Viking Night: Sexy Beast
By Bruce Hall
June 5, 2012
It’s not every day you get to see Gandhi hit someone in the face with a bottle. Really, that’s the sort of thing that got me interested in movies in the first place. I thought it was cool that when he was finished saving the universe in Star Wars, Han Solo could pick up a hat and a whip and do the same damn thing to Hitler and his goons. What an awesome guy - his occupation was saving the world, and he had TWO jobs! Or at least, that’s how I thought when I was a kid.
Today, I understand that Harrison Ford and Indiana Jones are not the same guy. And of course we all know that Ben Kingsley isn’t the Father of India. But how great it is that occasionally, a performer can inhabit a character so utterly that you forget you’re looking at an actor. You forget you’re watching a movie. You forget you’ve had your hand submerged in searing hot popcorn and imitation pig fat for five minutes.
It’s this kind of performance that sets Sexy Beast in motion, after a somewhat over-long setup. Kingsley’s terrifying portrayal of mob enforcer Don Logan is present for about a quarter of the film - surprisingly little time, considering it’s Kingsley’s sneering mug on the film’s most recognizable advertising. On first viewing this might leave you tempted to dismiss Sexy Beast as a trifle. Part travel documentary, part heist movie, joined in the middle by a roiling tempest of fury. Only, I’m not sure the film is as disjointed as it appears.
The main character in this film isn’t Don Logan, it’s Gary Dove (Ray Winstone), an acquaintance of Don’s from another life. Gary and Don were once associates in a criminal outfit led by a ruthless mastermind named Teddy Bass (Ian McShane, looking like the devil himself). Over the years, Teddy’s crew has been behind a series of elaborately planned heists across London, and Don was a big part of it. Now, after serving nine years in prison to protect the gang, Don takes it upon himself to walk away from it all. He takes his ball and goes to Spain.

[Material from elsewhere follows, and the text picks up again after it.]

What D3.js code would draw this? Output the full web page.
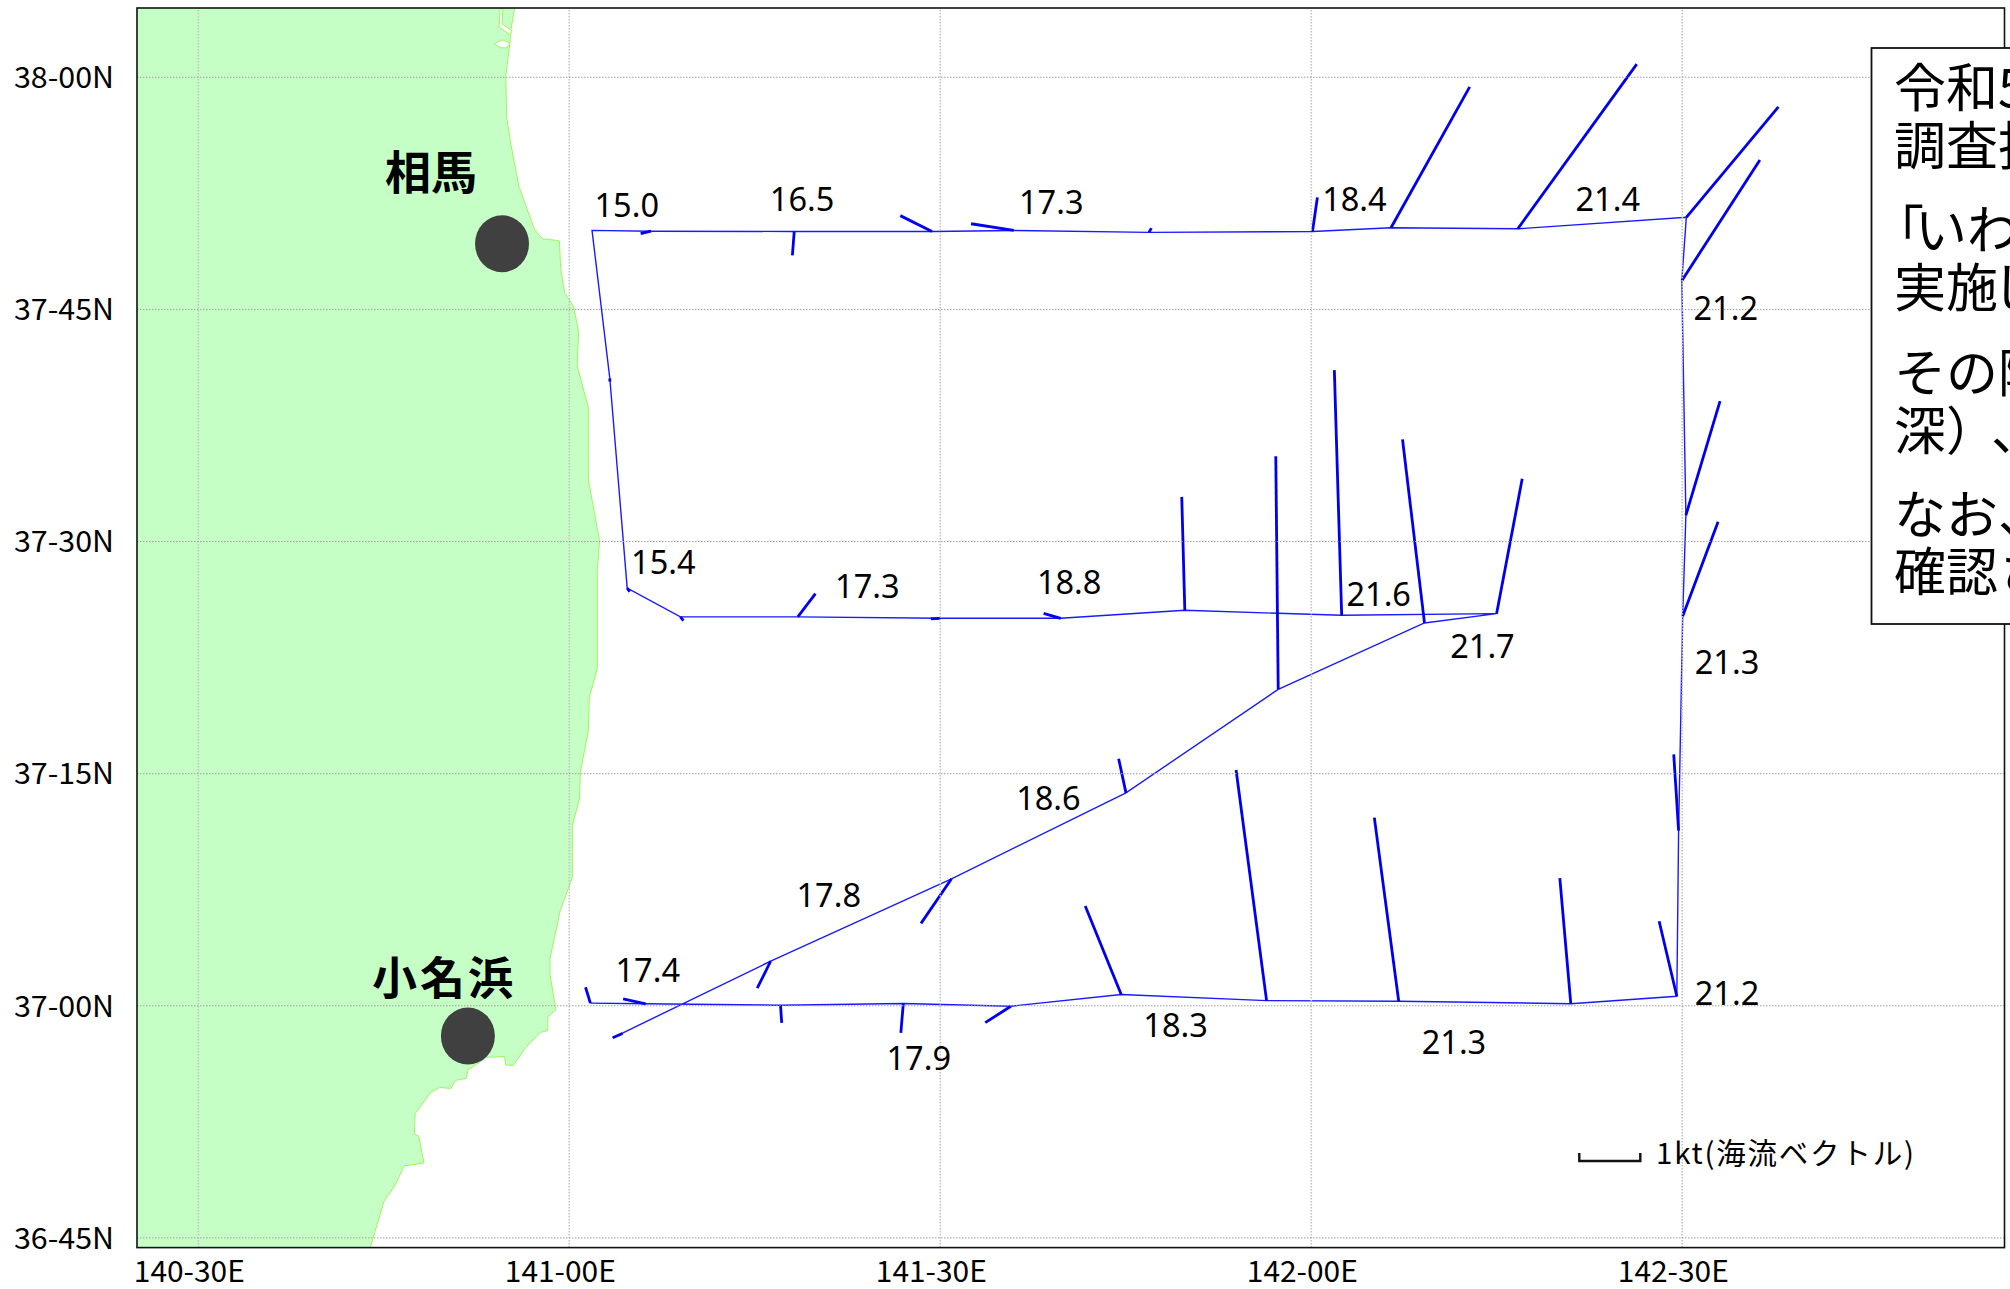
<!DOCTYPE html>
<html>
<head>
<meta charset="utf-8">
<title>海流ベクトル</title>
<script src="https://cdn.jsdelivr.net/npm/d3@7"></script>
<style>
body { margin: 0; background: #fff; overflow: hidden; }
svg { display: block; }
text { text-spacing-trim: space-all; }
</style>
</head>
<body>
<svg id="chart" width="2010" height="1289"></svg>
<script>
// ticks
var lonTicks = [140.5, 141, 141.5, 142, 142.5];
var lonTickLabels = ["140-30E", "141-00E", "141-30E", "142-00E", "142-30E"];
var latTicks = [38, 37.75, 37.5, 37.25, 37, 36.75];
var latTickLabels = ["38-00N", "37-45N", "37-30N", "37-15N", "37-00N", "36-45N"];

// survey track in sailing order, current at each station in knots
var trackLon = [141.0592, 141.2721, 141.5158, 141.7509, 141.9561, 142.1532, 142.2504, 142.0416, 141.8302, 141.6629, 141.5005, 141.3086, 141.1504, 141.0787, 141.0553, 141.0313, 141.1108, 141.3038, 141.4895, 141.5997, 141.7819, 142.0023, 142.1081, 142.2790, 142.5061, 142.5000, 142.5055, 142.5012, 142.4957, 142.4933, 142.3504, 142.1185, 141.9404, 141.7445, 141.5958, 141.4508, 141.2853, 141.1036, 141.0291];
var trackLat = [36.9650, 37.0475, 37.1362, 37.2288, 37.3403, 37.4118, 37.4218, 37.4200, 37.4254, 37.4168, 37.4168, 37.4183, 37.4183, 37.4494, 37.6751, 37.8346, 37.8337, 37.8334, 37.8334, 37.8345, 37.8324, 37.8334, 37.8374, 37.8363, 37.8486, 37.7804, 37.5278, 37.4190, 37.1882, 37.0097, 37.0017, 37.0043, 37.0050, 37.0116, 36.9990, 37.0019, 37.0001, 37.0016, 37.0023];
var currentU = [0.16, -0.22, -0.50, -0.12, -0.04, -0.36, 0.42, -0.12, -0.05, -0.28, -0.15, 0.29, 0.05, 0.04, 0, 0, -0.17, -0.03, -0.52, -0.70, 0.04, 0.08, 1.29, 1.95, 1.51, 1.28, 0.56, 0.58, -0.08, -0.29, -0.18, -0.40, -0.50, -0.59, -0.42, -0.04, 0.02, -0.37, -0.08];
var currentV = [0.07, -0.44, -0.73, 0.56, 3.82, 3.01, 2.21, 4.02, 1.86, 0.08, -0.01, 0.38, -0.06, -0.06, -0.05, 0, -0.04, -0.39, 0.26, 0.11, 0.07, 0.56, 2.31, 2.70, 1.81, 1.98, 1.87, 1.55, 1.25, 1.23, 2.06, 3.01, 3.78, 1.45, -0.27, -0.48, -0.29, 0.08, 0.26];

// water temperature labels
var tempText = ["15.0", "16.5", "17.3", "18.4", "21.4", "21.2", "21.3", "21.2", "21.3", "18.3", "17.9", "17.4", "17.8", "18.6", "21.7", "21.6", "18.8", "17.3", "15.4"];
var tempLon = [141.0367, 141.2730, 141.6088, 142.0173, 142.3588, 142.5178, 142.5195, 142.5195, 142.1515, 141.7763, 141.4302, 141.0650, 141.3089, 141.6049, 142.1899, 142.0501, 141.6329, 141.3609, 141.0860];
var tempLat = [37.8509, 37.8568, 37.8543, 37.8572, 37.8572, 37.7399, 37.3583, 37.0019, 36.9495, 36.9675, 36.9316, 37.0264, 37.1078, 37.2116, 37.3760, 37.4317, 37.4448, 37.4398, 37.4658];

// coast, north to south
var coastLon = [140.9271, 140.9221, 140.9208, 140.9151, 140.9163, 140.9221, 140.9329, 140.9536, 140.9644, 140.9873, 140.9891, 140.9945, 141.0066, 141.0132, 141.0113, 141.0264, 141.0264, 141.0415, 141.0384, 141.0384, 141.0276, 141.0264, 141.0156, 141.0144, 141.0047, 141.0047, 140.9885, 140.9747, 140.9747, 140.9825, 140.9717, 140.9717, 140.9615, 140.9422, 140.9253, 140.9151, 140.9133, 140.8892, 140.8640, 140.8621, 140.8472, 140.8411, 140.8260, 140.8140, 140.7930, 140.7918, 140.7977, 140.8049, 140.7779, 140.7658, 140.7509, 140.7327];
var coastLat = [38.0743, 38.0511, 38.0377, 38.0013, 37.9561, 37.9268, 37.8816, 37.8359, 37.8256, 37.8234, 37.7933, 37.7674, 37.7524, 37.7249, 37.6888, 37.6436, 37.5661, 37.5004, 37.4670, 37.3626, 37.3314, 37.2959, 37.2512, 37.2222, 37.1936, 37.1376, 37.1021, 37.0507, 37.0332, 36.9950, 36.9874, 36.9729, 36.9707, 36.9549, 36.9352, 36.9357, 36.9449, 36.9438, 36.9303, 36.9215, 36.9190, 36.9104, 36.9115, 36.9061, 36.8835, 36.8613, 36.8591, 36.8301, 36.8270, 36.8060, 36.7888, 36.7397];
var pond1Lon = [140.9073, 140.9113, 140.9100, 140.9235, 140.9208, 140.9060];
var pond1Lat = [38.0732, 38.0732, 38.0571, 38.0495, 38.0452, 38.0538];
var pond2Lon = [140.8992, 140.9100, 140.9208, 140.9167, 140.9087];
var pond2Lat = [38.0355, 38.0398, 38.0366, 38.0312, 38.0312];

// ports
var portNames = ["相馬", "小名浜"];
var portLon = [140.91, 140.864];
var portLat = [37.8202, 36.9669];

// text box, cut off by the edge of the picture
var noteLines = ["令和5", "調査指", "「いわ", "実施し", "その際", "深）、", "なお、", "確認さ"];
var noteBaselines = [107, 165, 249, 307, 392, 450, 534, 591];
var noteStarts = ["1894", "1894", "1872 1915 1967", "1894 1946 1992", "1894", "1894 1946 1991", "1894", "1894"];

var svg = d3.select("#chart");
var left = 137, right = 2004.5, top_ = 8, bottom = 1247.6;

var x = d3.scaleLinear().domain([140.5, 142.5]).range([197.8, 1681.8]);
var y = d3.scaleLinear().domain([38, 36.75]).range([76.8, 1237.4]);
var kt = d3.scaleLinear().domain([0, 1]).range([0, 61]);

svg.append("clipPath").attr("id", "plot").append("rect")
    .attr("x", left).attr("y", top_).attr("width", right - left).attr("height", bottom - top_);

var plot = svg.append("g").attr("clip-path", "url(#plot)");

// land
var coastRing = coastLon.map(function(d, i) { return [x(d), y(coastLat[i])]; });
coastRing.push([left, bottom]);
coastRing.push([left, top_]);
plot.append("path")
    .attr("d", d3.line()(coastRing) + "Z")
    .attr("fill", "#c6ffc6")
    .attr("stroke", "none");
plot.append("path")
    .attr("d", d3.line()(coastRing.slice(0, coastLon.length)))
    .attr("fill", "none")
    .attr("stroke", "#9cf85a")
    .attr("stroke-width", 1);
[[pond1Lon, pond1Lat], [pond2Lon, pond2Lat]].forEach(function(p) {
    var ring = p[0].map(function(d, i) { return [x(d), y(p[1][i])]; });
    plot.append("path")
        .attr("d", d3.line()(ring) + "Z")
        .attr("fill", "#fff")
        .attr("stroke", "#9cf85a")
        .attr("stroke-width", 1);
});

// grid
var gridX = svg.append("g")
    .attr("transform", "translate(0," + bottom + ")")
    .call(d3.axisBottom(x).tickValues(lonTicks).tickSize(top_ - bottom).tickFormat(""));
gridX.select(".domain").remove();
gridX.selectAll("line").attr("stroke", "#c4c4c4").attr("stroke-width", 1.6).attr("stroke-dasharray", "1.5,1.5");

var gridY = svg.append("g")
    .attr("transform", "translate(" + left + ",0)")
    .call(d3.axisLeft(y).tickValues(latTicks).tickSize(left - right).tickFormat(""));
gridY.select(".domain").remove();
gridY.selectAll("line").attr("stroke", "#a0a0a0").attr("stroke-width", 1).attr("stroke-dasharray", "1.5,1.5");

// frame
svg.append("rect")
    .attr("x", left).attr("y", top_).attr("width", right - left).attr("height", bottom - top_)
    .attr("fill", "none").attr("stroke", "#111").attr("stroke-width", 1.6);

// tick labels
var axisX = svg.append("g")
    .attr("transform", "translate(0," + bottom + ")")
    .call(d3.axisBottom(x).tickValues(lonTicks).tickSize(0).tickFormat(function(d, i) { return lonTickLabels[i]; }));
axisX.select(".domain").remove();
axisX.selectAll("text")
    .attr("y", 34.5)
    .attr("dy", 0)
    .attr("dx", -9)
    .attr("fill", "#000")
    .attr("font-family", "'Noto Sans CJK JP'")
    .attr("font-size", 29.5)
    .attr("textLength", 111)
    .attr("lengthAdjust", "spacingAndGlyphs");

var axisY = svg.append("g")
    .attr("transform", "translate(114,0)")
    .call(d3.axisLeft(y).tickValues(latTicks).tickSize(0).tickFormat(function(d, i) { return latTickLabels[i]; }));
axisY.select(".domain").remove();
axisY.selectAll("text")
    .attr("x", 0)
    .attr("dy", 10.8)
    .attr("fill", "#000")
    .attr("font-family", "'Noto Sans CJK JP'")
    .attr("font-size", 29.5)
    .attr("textLength", 100)
    .attr("lengthAdjust", "spacingAndGlyphs");

// track
var track = trackLon.map(function(d, i) { return [x(d), y(trackLat[i])]; });
plot.append("path")
    .attr("d", d3.line()(track))
    .attr("fill", "none")
    .attr("stroke", "#1a1aff")
    .attr("stroke-width", 1.4);

// current vectors
plot.selectAll(".vector")
    .data(trackLon)
    .enter()
    .append("line")
    .attr("class", "vector")
    .attr("x1", function(d) { return x(d); })
    .attr("y1", function(d, i) { return y(trackLat[i]); })
    .attr("x2", function(d, i) { return x(d) + kt(currentU[i]); })
    .attr("y2", function(d, i) { return y(trackLat[i]) - kt(currentV[i]); })
    .attr("stroke", "#0000f0")
    .attr("stroke-width", 2.8);

// temperatures
svg.selectAll(".temp")
    .data(tempText)
    .enter()
    .append("text")
    .attr("class", "temp")
    .attr("x", function(d, i) { return x(tempLon[i]) - 1.5; })
    .attr("y", function(d, i) { return y(tempLat[i]) + 1.5; })
    .attr("font-family", "'Noto Sans', sans-serif")
    .attr("font-size", 32.5)
    .attr("fill", "#000")
    .text(function(d) { return d; });

// ports
svg.selectAll(".port")
    .data(portNames)
    .enter()
    .append("ellipse")
    .attr("class", "port")
    .attr("cx", function(d, i) { return x(portLon[i]); })
    .attr("cy", function(d, i) { return y(portLat[i]); })
    .attr("rx", 27)
    .attr("ry", 28.5)
    .attr("fill", "#404040");

svg.append("text").attr("x", 385).attr("y", 189)
    .attr("font-family", "'Noto Sans CJK JP'").attr("font-weight", 700).attr("font-size", 46)
    .attr("fill", "#000").text(portNames[0]);
svg.append("text").attr("x", 372).attr("y", 995)
    .attr("font-family", "'Noto Sans CJK JP'").attr("font-weight", 700).attr("font-size", 45)
    .attr("letter-spacing", 3).attr("fill", "#000").text(portNames[1]);

// scale bar
var barX = 1579.3;
svg.append("path")
    .attr("d", d3.line()([[barX, 1153], [barX, 1161], [barX + kt(1), 1161], [barX + kt(1), 1153]]))
    .attr("fill", "none")
    .attr("stroke", "#111")
    .attr("stroke-width", 2.4);
svg.append("text").attr("x", 1656).attr("y", 1164)
    .attr("font-family", "'Noto Sans CJK JP'").attr("font-size", 29.5)
    .attr("textLength", 258).attr("lengthAdjust", "spacing")
    .attr("fill", "#000").text("1kt(海流ベクトル)");

// note box
svg.append("rect")
    .attr("x", 1871.5).attr("y", 48).attr("width", 160).attr("height", 576)
    .attr("fill", "#fff").attr("stroke", "#111").attr("stroke-width", 1.8);
svg.selectAll(".note")
    .data(noteLines)
    .enter()
    .append("text")
    .attr("class", "note")
    .attr("x", function(d, i) { return noteStarts[i]; })
    .attr("y", function(d, i) { return noteBaselines[i]; })
    .attr("font-family", "'Noto Sans CJK JP'")
    .attr("font-size", 52)
    .attr("fill", "#000")
    .text(function(d) { return d; });
</script>
</body>
</html>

This is where the film opens. Don and his girlfriend Deedee (Amanda Redman), fellow expatriate Aitch (Cavan Kendall) and his main squeeze Jackie (Julianne White) enjoy a shared retirement here, far from England and the shadows of their mutual past. They sunbathe, they go hunting, they spend their days sunning by the pool and their nights sampling Tapas by candlelight. As far as I can tell, nothing about their lives sucks in any way.
This takes up not quite the first 15% of the film and it’s sufficiently languid to make you forget there’s a movie going on. You almost feel like you’re lying there by the pool with them, sipping Sangria and getting lobster-bod when a loose boulder from a nearby hill careens down the mountain and into Gary’s pool. It seems like an omen, and even more so when it comes to Gary’s attention that an old acquaintance has come to Spain to look him up.